#### [WHAT TO PRODUCE]
Go through the records below from the first line and print each one exactly, stopping after the line that contains "plt.rcParams['font.family'] = ['Liberation". Do not print pictures or anything past that line.

#### [RECORDS TO PROCESS]
━━━━━━━━━━━━━━━━━━━━
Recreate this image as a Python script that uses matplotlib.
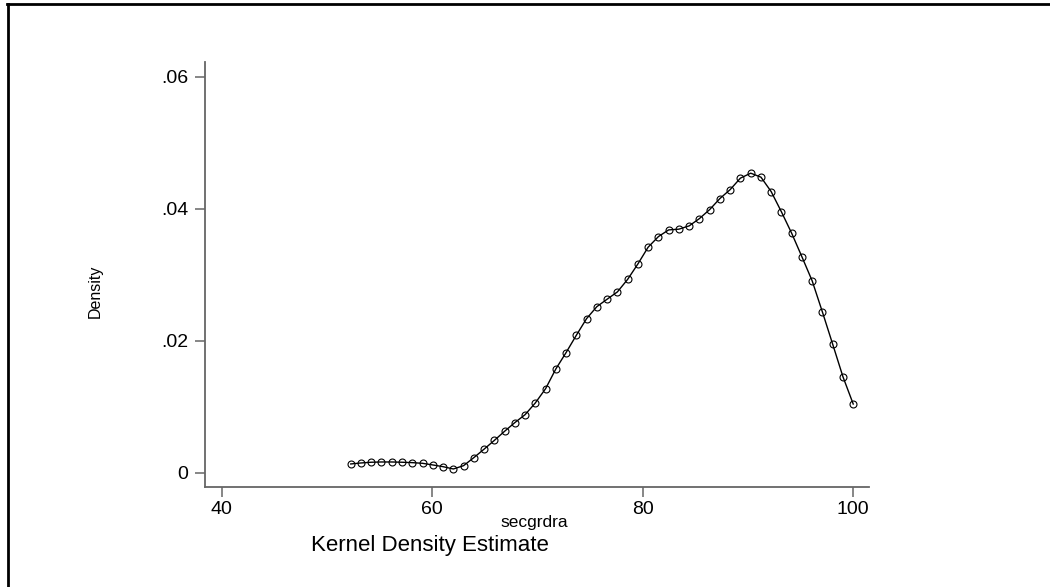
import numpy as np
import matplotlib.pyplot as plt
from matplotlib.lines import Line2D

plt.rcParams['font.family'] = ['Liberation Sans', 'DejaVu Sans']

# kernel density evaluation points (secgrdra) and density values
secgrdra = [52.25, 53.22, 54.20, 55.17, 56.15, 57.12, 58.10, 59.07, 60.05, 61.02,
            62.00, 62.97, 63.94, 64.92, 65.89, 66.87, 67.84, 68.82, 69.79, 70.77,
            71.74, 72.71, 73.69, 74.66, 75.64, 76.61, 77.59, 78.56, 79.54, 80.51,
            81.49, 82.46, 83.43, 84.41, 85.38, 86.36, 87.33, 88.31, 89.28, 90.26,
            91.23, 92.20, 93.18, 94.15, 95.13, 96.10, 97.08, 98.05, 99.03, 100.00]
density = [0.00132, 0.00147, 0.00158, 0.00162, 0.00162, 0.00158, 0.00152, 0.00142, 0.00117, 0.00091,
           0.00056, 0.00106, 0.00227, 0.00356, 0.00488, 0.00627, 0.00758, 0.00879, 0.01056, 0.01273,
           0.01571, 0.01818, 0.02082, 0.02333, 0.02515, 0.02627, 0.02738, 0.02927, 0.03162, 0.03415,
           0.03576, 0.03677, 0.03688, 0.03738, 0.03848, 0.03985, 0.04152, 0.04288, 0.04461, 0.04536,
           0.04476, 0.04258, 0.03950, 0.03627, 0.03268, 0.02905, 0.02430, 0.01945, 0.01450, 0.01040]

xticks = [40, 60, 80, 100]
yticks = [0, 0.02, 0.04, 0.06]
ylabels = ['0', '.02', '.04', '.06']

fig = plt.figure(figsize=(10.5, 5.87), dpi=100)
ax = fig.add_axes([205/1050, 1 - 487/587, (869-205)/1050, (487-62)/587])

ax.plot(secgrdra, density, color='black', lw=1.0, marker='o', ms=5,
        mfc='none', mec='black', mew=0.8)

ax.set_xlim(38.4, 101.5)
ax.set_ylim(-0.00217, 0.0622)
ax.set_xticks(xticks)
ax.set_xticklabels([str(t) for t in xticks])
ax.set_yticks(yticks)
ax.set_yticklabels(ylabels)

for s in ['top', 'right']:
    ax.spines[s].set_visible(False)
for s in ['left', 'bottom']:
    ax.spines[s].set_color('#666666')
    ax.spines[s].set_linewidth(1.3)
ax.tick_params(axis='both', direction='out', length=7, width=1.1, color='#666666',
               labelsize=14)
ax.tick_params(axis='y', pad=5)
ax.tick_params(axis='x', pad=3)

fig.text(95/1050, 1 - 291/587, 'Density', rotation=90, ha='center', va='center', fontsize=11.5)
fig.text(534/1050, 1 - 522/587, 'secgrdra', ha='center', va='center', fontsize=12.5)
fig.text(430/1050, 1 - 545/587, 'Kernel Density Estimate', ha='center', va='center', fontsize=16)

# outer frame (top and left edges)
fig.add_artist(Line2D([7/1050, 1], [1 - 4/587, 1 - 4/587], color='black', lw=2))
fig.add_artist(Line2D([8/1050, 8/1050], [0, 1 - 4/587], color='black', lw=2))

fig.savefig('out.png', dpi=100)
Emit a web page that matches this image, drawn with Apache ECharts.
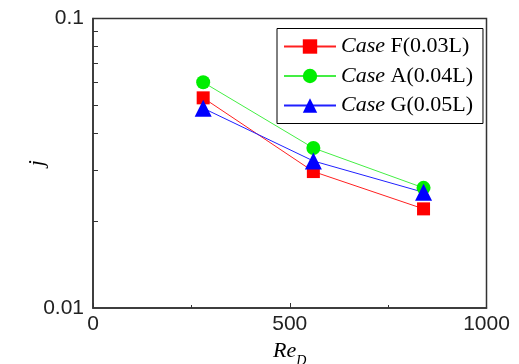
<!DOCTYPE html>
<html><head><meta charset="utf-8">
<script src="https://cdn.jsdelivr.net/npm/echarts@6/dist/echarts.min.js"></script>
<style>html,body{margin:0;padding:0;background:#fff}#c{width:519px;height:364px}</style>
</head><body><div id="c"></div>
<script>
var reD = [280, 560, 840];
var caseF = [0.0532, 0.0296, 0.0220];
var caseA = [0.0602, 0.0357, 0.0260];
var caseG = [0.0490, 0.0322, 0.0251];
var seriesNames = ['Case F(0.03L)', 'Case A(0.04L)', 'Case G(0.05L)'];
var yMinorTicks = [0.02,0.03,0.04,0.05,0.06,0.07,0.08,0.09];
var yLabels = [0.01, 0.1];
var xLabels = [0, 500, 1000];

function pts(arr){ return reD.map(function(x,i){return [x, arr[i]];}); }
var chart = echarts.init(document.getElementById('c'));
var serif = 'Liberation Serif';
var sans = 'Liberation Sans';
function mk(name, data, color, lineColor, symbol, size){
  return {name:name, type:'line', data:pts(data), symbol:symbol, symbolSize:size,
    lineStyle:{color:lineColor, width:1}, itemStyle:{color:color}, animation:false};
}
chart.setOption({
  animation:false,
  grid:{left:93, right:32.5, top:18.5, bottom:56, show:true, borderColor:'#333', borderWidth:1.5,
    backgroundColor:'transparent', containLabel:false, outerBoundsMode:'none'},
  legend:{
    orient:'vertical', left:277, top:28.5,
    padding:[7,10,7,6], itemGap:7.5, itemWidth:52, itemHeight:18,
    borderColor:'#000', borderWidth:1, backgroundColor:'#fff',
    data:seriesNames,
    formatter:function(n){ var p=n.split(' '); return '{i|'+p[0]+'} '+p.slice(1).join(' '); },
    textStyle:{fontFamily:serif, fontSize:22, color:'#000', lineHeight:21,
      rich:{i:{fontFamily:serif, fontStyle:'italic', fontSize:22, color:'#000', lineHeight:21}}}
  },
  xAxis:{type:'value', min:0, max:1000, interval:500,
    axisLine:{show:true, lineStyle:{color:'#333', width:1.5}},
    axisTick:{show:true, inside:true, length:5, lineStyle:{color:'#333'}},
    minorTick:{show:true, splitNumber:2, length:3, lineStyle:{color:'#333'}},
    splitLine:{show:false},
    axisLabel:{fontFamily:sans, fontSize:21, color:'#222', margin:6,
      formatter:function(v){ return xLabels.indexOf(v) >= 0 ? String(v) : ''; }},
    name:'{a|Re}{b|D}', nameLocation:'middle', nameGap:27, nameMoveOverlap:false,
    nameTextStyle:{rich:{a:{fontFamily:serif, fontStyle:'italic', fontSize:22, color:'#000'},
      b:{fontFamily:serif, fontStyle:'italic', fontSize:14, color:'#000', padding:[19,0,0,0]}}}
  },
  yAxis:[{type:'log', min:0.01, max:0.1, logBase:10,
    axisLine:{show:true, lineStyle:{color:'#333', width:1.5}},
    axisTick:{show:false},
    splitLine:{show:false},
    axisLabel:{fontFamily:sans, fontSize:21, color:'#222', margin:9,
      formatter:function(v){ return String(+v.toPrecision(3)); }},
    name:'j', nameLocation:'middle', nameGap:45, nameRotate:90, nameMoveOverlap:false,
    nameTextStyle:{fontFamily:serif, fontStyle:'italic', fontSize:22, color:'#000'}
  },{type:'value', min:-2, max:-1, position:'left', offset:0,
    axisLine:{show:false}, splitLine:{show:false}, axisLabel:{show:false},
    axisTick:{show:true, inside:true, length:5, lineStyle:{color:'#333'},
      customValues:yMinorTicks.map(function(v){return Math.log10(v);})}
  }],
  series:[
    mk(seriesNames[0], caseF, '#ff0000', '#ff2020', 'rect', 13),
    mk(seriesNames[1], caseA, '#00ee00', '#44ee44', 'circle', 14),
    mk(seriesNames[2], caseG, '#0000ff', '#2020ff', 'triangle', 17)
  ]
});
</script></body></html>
━━━━━━━━━━━━━━━━━━━━
#### [OUTPUT OF THE TASK]
Recreate this image as a Python script that uses matplotlib.
import numpy as np
import matplotlib.pyplot as plt
from matplotlib.lines import Line2D

plt.rcParams['font.family'] = ['Liberation Sans', 'DejaVu Sans']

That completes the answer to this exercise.